Its the M.U. Hose nearest to the coupler, this would be on all modern locomotives, the air pressure in this line is 130 to 140 PSI
It just gets better and better, and you just caught me at another “Duh!” moment!
Like mentioned above, In the northern states in the winter the coal can freeze in the hopper car. Or some of the coal can come out and then it stops. Then they try to get it freed up with crow bars. I think that would be dangerous to do when it finally gets loose since coal is very heavy.
I haven’t noticed the capacity issue mentioned, a bathtub gon has no slope sheets like a bottom dump, only inside bracing rods, so the amount of product in each car is greater than what fits a normal bottom dump car.
deleted.
Why deleted?
Come on, it was a perfect set up, with a good lead in line and everything……![;)]
Why deleted?
Come on, it was a perfect set up, with a good lead in line and everything……!
The point I was going to make was already made by someone else. Missed it reading the thread the first time.
Bottom dump car is funny, though.
There are dumpers that handle two cars at a time. CN at Escanaba MI has oine that handles 3 short ore cars at a time. By the way, BNSF does not rotary dump pellet cars.
For frozen loads, the frozen part can extend several feet into the car. When the train starts in Montana and ends in Minnesota it can go through lots of cold. For a bottom dump the car has to be pretty much all thawed. For a rotary dump only an inch or two against the car skin needs thawing. The rest breaks up when it is dumped.

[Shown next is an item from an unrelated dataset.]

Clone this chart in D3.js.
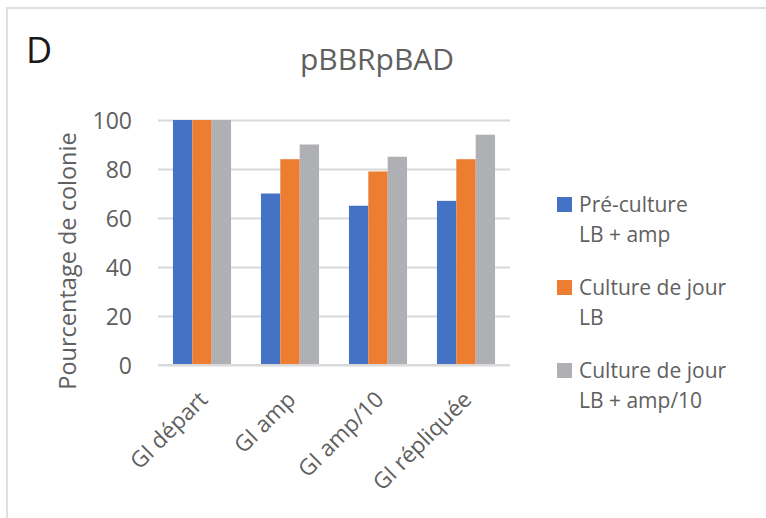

As for how fast either system works, LTV (Erie Mining) used to bottom dump a 10,000 ton pellet train with specially equipped cars on a trestle in about 15 minutes. CN can do about half this rate on their ore docks in Duluth. BNSF in Superior can do about 3000 tons an hour of pellets bottom dumped in Superior. Usually bottom dumps are a lot slower.
Rotary dumps are primarily limited by the conveyors that take the ore or coal away. Midwest Energy in Superior WI can dump about 6000 tons of coal an hour. Most individual power plants are closer to 1000 to 3000 tons an hour. It’s a compromise between the cost of larger conveyors and a longer dwell time for the train.